Al Taftazani mengatakan konsep zuhud Hasan Al Basri berdasarkan rasa takut yang mendalam kepada Allah Swt. Mengenai hal ini, Al Sya’rani dalam kitabnya At Tabaqat berkata : “ Dia penuh diliputi rasa takut sehingga neraka seakan di ciptakan untuk dirinya seorang” sedang Ibn Abi Al Hadid dalam Nahj Al Balagah menulis sebagai berikut : “jika seorang menemui Hasan Al Basri, dia pasti mengira Hasan sedang tertimpa suatu musibah. Hal ini karena rasa sedih dan rasa takutnya.”
Kemudian ucapan-ucapan beliau yang lain, sebagaimana di kutip Prof.Dr.Hamka, adalah sebagai berikut :
- “Perasaan takutmu sehingga bertemu dengan hati tentram, lebih baik dari pada perasaan tentrammu dari pada kemudian menimbulkan takut”
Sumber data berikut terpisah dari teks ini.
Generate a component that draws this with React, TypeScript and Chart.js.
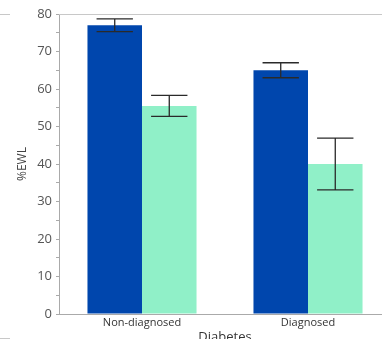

- “Tafakur membawa kita kepada kebaikan dan berusaha mengerjakannya. Menyesal atas perbuatan jahat, membawa kepada meninggalkannya. Barang yang fana walaupun bagaimana banayaknya, tidaklah dapat menyamai barang yang baqa, walaupun sedikit. Awasilah dirimu dari negri yang cepat dating dan cepat pergi ini, dan penuh dengan tipuan”
- “Dunia ini adalah seorang perempuan janda tua yang telah bongkok”
- “Orang yang beriman berduka cita pagi-pagi dan berduka cita di waktu sore. Karena dia hidup diantara dua ketakutan. Takut mengenang dosa yang telah lampau, apakah gerangan balasana yang akan ditmpakan Tuhan. Dan takut memikirkan ajal yang masih tinggal dan bahaya yang sedang mengancam
- “Patutlah orang Insyaf bahwa mati sedang mengancamnya dan kiamat menagih janjinya.”
- “Banyak berduka cita di dunia memperteguh semangat beramal saleh.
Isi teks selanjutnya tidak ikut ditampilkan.